Vendredi matin, Stacey Abrams n'a pas cherché à tirer la couverture à elle. Dans un Tweet, elle a remercié toutes les organisations ayant contribué au changement en Géorgie et a inscrit sa démarche dans celle des grands défenseurs des droits civiques. Après avoir été brièvement considérée comme une possible colistière du candidat démocrate, elle est de plus en plus perçue comme la nouvelle porteuse du flambeau du mouvement incarné par deux Géorgiens emblématiques et figures majeures de la lutte pour les droits des Afro- Américains : Martin Luther King Jr et le représentant John Lewis.

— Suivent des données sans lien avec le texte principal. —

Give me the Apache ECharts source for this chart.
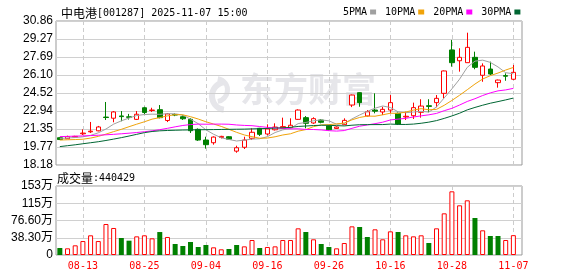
<!DOCTYPE html>
<html><head><meta charset="utf-8">
<script src="https://cdn.jsdelivr.net/npm/echarts@6/dist/echarts.min.js"></script>
<style>html,body{margin:0;padding:0;background:#fff}#c{width:578px;height:276px}</style>
</head><body><div id="c"></div><script>
const dates = ['08-08','08-11','08-12','08-13','08-14','08-15','08-18','08-19','08-20','08-21','08-22',
'08-25','08-26','08-27','08-28','08-29','09-01','09-02','09-03','09-04','09-05','09-08','09-09','09-10',
'09-11','09-12','09-15','09-16','09-17','09-18','09-19','09-22','09-23','09-24','09-25','09-26','09-29',
'09-30','10-09','10-10','10-13','10-14','10-15','10-16','10-17','10-20','10-21','10-22','10-23','10-24',
'10-27','10-28','10-29','10-30','10-31','11-03','11-04','11-05','11-06','11-07'];
const tickLabels = ['08-13','08-25','09-04','09-16','09-26','10-16','10-28','11-07'];
const priceTicks = [18.18, 19.77, 21.35, 22.94, 24.52, 26.10, 27.69, 29.27, 30.86];
const open  = [20.58,20.49,20.64,20.93,21.10,21.19,22.40,22.30,22.50,22.42,22.20,23.22,22.98,23.05,22.10,22.62,22.43,22.20,21.32,20.38,
20.14,20.60,20.67,19.40,19.74,20.53,21.41,20.91,21.28,21.45,21.46,22.20,22.35,21.88,22.14,21.62,21.40,21.73,23.46,24.55,
22.50,23.02,22.85,23.02,22.73,22.41,22.52,22.82,23.40,23.67,24.49,28.31,27.36,27.19,27.66,26.08,26.63,25.43,26.05,25.73];
const close = [20.42,20.68,20.70,20.99,21.16,21.53,22.36,22.85,22.44,22.38,22.65,22.80,23.02,22.35,22.68,22.58,22.25,21.20,20.38,19.97,
20.64,20.70,20.45,19.70,20.38,21.06,20.88,21.35,21.52,21.56,21.68,23.02,21.85,22.26,21.94,21.28,21.52,22.11,24.34,23.67,
22.87,22.92,23.08,23.67,21.79,22.47,23.23,23.37,23.34,24.05,26.46,27.19,27.66,28.54,26.78,26.90,26.19,25.66,26.00,26.34];
const low   = [20.40,20.47,20.58,20.82,21.00,21.15,22.14,21.94,22.03,22.18,22.14,22.67,22.85,22.29,21.96,22.48,22.15,21.00,20.30,19.62,
19.97,20.52,20.40,19.26,19.59,20.38,20.73,20.79,21.22,21.42,21.40,22.15,21.41,21.80,21.85,21.22,21.36,21.70,23.28,23.31,
22.45,22.73,22.58,22.73,21.70,22.14,22.23,22.35,22.82,23.26,24.05,26.84,26.40,27.19,26.61,25.51,26.10,24.99,25.60,25.66];
const high  = [20.62,20.76,20.75,21.32,21.97,21.62,23.73,22.93,22.93,22.68,22.93,23.31,23.22,23.46,22.75,22.73,22.55,22.30,21.40,20.67,
20.70,20.75,20.72,19.88,20.67,21.41,21.45,21.76,21.85,22.35,22.29,23.08,22.49,22.38,22.22,21.66,21.58,22.29,24.38,24.58,
23.02,24.49,23.31,24.34,22.80,22.87,23.67,23.97,23.97,24.34,26.50,29.19,28.46,29.83,28.16,27.13,27.28,25.70,26.25,26.99];
const volume = [155000,148000,215000,310000,437000,310000,688000,600000,377000,318000,414000,437000,370000,510000,400000,244000,200000,289000,178000,222000,
170000,126000,133000,222000,192000,333000,155000,178000,192000,333000,333000,592000,511000,348000,244000,178000,148000,266000,636000,622000,
400000,570000,348000,525000,511000,437000,414000,437000,266000,592000,925000,1414000,1103000,1214000,822000,548000,422000,422000,333000,440429];
// MA values before enough visible history exists
const ma5Early  = [20.52,20.56,20.60,20.66];
const ma10Early = [20.38,20.40,20.42,20.45,20.55,20.70,20.90,21.12,21.32];
const ma20Early = [20.68,20.70,20.72,20.74,20.77,20.80,20.84,20.88,20.93,20.98,21.04,21.11,21.19,21.29,21.41,21.54,21.66,21.74,21.78];
const ma30Early = [19.80,19.88,19.96,20.05,20.14,20.23,20.34,20.46,20.59,20.73,20.88,21.03,21.13,21.19,21.22,21.24,21.26,21.27,21.28,21.29,
21.30,21.31,21.32,21.33,21.34,21.36,21.38,21.40,21.43];
const maNames = ['5PMA','10PMA','20PMA','30PMA'];

function ma(n, early) {
  return close.map((c, i) => {
    if (i < n - 1) return [i, early[i]];
    let s = 0; for (let k = i - n + 1; k <= i; k++) s += close[k];
    return [i, +(s / n).toFixed(3)];
  });
}
const RED = '#ff0000', GREEN = '#008000';
const candleData = close.map((c, i) => [i, open[i], c, low[i], high[i]]);
const volData = volume.map((v, i) => {
  const up = i === 0 ? close[i] >= open[i] : close[i] >= close[i - 1];
  return { value: [i, v], itemStyle: up ? { color: '#fff', borderColor: RED, borderWidth: 1 } : { color: GREEN, borderColor: GREEN, borderWidth: 0 } };
});
const tickIdx = tickLabels.map(l => dates.indexOf(l));
const xMin = -0.5, xMax = 60.12;
const mono = "'DejaVu Sans Mono', monospace";
const cjk = "'Noto Sans CJK SC', sans-serif";

function fmtVol(v) {
  if (v === 0) return '0';
  const w = v / 10000;
  return (w >= 100 ? Math.round(w) : w.toFixed(2)) + '万';
}

const chart = echarts.init(document.getElementById('c'), null, { renderer: 'canvas' });
const lineColors = ['#a0a0a0', '#f0a30a', '#ff00ff', '#006633'];
const maSeries = [ma(5, ma5Early), ma(10, ma10Early), ma(20, ma20Early), ma(30, ma30Early)].map((d, k) => ({
  name: maNames[k], type: 'line', xAxisIndex: 0, yAxisIndex: 0, data: d, symbol: 'none', silent: true,
  lineStyle: { width: 1, color: lineColors[k] }, itemStyle: { color: lineColors[k] }, z: 3
}));

chart.setOption({
  animation: false,
  backgroundColor: '#fff',
  textStyle: { fontFamily: "'Liberation Sans', " + cjk },
  title: {
    text: '{a|中电港}{b|[001287] 2025-11-07 15:00}', left: 56, top: 2,
    textStyle: { fontWeight: 'normal', rich: {
      a: { fontFamily: cjk, fontSize: 12, fontWeight: 'normal', color: '#000' },
      b: { fontFamily: mono, fontSize: 10, fontWeight: 'normal', color: '#000' } } }
  },
  legend: {
    data: maNames, left: 338, top: 2, align: 'right', icon: 'rect', itemWidth: 6, itemHeight: 5, itemGap: 9,
    textStyle: { fontFamily: mono, fontSize: 10, color: '#000', padding: [0, -2, 0, 0] }
  },
  graphic: [
    { type: 'text', left: 57, top: 172, style: { text: '{a|成交量}{b|:' + volume[volume.length - 1] + '}',
      rich: { a: { fontFamily: cjk, fontSize: 12, fontWeight: 'normal', fill: '#000' }, b: { fontFamily: mono, fontSize: 10, fill: '#000' } } } },
    { type: 'text', left: 240, top: 72, z: -1, style: { text: '东方财富', font: "bold 34px 'Noto Sans CJK SC'", fill: '#e6e6ea' } },
    { type: 'sector', z: -1, shape: { cx: 226, cy: 96, r: 17, r0: 11, startAngle: Math.PI * 0.55, endAngle: Math.PI * 1.45 }, style: { fill: '#e6e6ea' } },
    { type: 'sector', z: -1, shape: { cx: 216, cy: 90, r: 14, r0: 9, startAngle: -Math.PI * 0.45, endAngle: Math.PI * 0.45 }, style: { fill: '#e6e6ea' } }
  ],
  grid: [
    { left: 56, top: 21, width: 466, height: 144, show: true, borderColor: '#999', borderWidth: 1, backgroundColor: 'transparent' },
    { left: 56, top: 186, width: 466, height: 69, show: true, borderColor: '#999', borderWidth: 1, backgroundColor: 'transparent' }
  ],
  xAxis: [
    { type: 'value', gridIndex: 0, min: xMin, max: xMax, axisLine: { show: false },
      axisTick: { show: false, customValues: tickIdx }, axisLabel: { show: false, customValues: tickIdx },
      splitLine: { show: true, lineStyle: { color: '#cccccc', type: [4, 3] } } },
    { type: 'value', gridIndex: 1, min: xMin, max: xMax, axisLine: { show: false },
      axisTick: { show: false, customValues: tickIdx },
      axisLabel: { show: true, customValues: tickIdx, formatter: v => dates[Math.round(v)] || '', color: RED, fontFamily: mono, fontSize: 10, margin: 6 },
      splitLine: { show: true, lineStyle: { color: '#cccccc', type: [4, 3] } } }
  ],
  yAxis: [
    { type: 'value', gridIndex: 0, min: 18.18, max: 30.86, axisLine: { show: false },
      axisTick: { show: false, customValues: priceTicks },
      axisLabel: { customValues: priceTicks, formatter: v => v.toFixed(2), color: '#000', fontFamily: 'Liberation Sans', fontSize: 12, margin: 3 },
      splitLine: { show: true, lineStyle: { color: '#d0d0d0' } } },
    { type: 'value', gridIndex: 1, min: 0, max: 1532000, interval: 383000, axisLine: { show: false }, axisTick: { show: false },
      axisLabel: { formatter: fmtVol, color: '#000', fontFamily: "'Liberation Sans', 'Noto Sans CJK SC'", fontSize: 12, margin: 3 },
      splitLine: { show: true, lineStyle: { color: '#d0d0d0' } } }
  ],
  series: [
    { name: 'K', type: 'candlestick', xAxisIndex: 0, yAxisIndex: 0, data: candleData, encode: { x: 0, y: [1, 2, 3, 4] },
      barWidth: 5, silent: true, z: 2,
      itemStyle: { color: '#fff', color0: GREEN, borderColor: RED, borderColor0: GREEN, borderWidth: 1 } },
    ...maSeries,
    { name: 'VOL', type: 'bar', xAxisIndex: 1, yAxisIndex: 1, data: volData, barWidth: 5, silent: true }
  ]
});
</script></body></html>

Liz Garbus, l'une des réalisatrices du film All In. The Fight for Democracy (Amazon. Prime), qui évoque les combats de Stacey Abrams, résume, dans The Hollywood Reporter : « Elle a permis aux habitants de Géorgie d'être représentés par des élus qui leur ressemblent vraiment. ».

Refus d'admettre la défaite

Chez les républicains, en revanche, elle fait figure d'épouvantail. Certains des partisans du président Trump, comme Byron York, commentateur de Fox News, ont critiqué, en 2018, le refus de Mme Abrams d'admettre sa défaite face à Brian Kemp. Aujourd'hui, il affirme que cette attitude a créé un précédent permettant à Donald Trump de refuser d'accepter les résultats de 2020. A ceci près que Stacey Abrams a déclaré qu'elle mettait fin à sa campagne, avant de conclure : « La démocratie a laissé tomber les Géorgiens. ».

Si la Géorgie offre la présidence à M. Biden, celui-ci devra trouver une manière de remercier Stacey Abrams. La tweetosphère n'est pas en manque de suggestions. Comme celle consistant à lui confier les clés du Parti démocrate, comme le tweetait jeudi soir Rachel R. Gonzalez, une militante du Parti.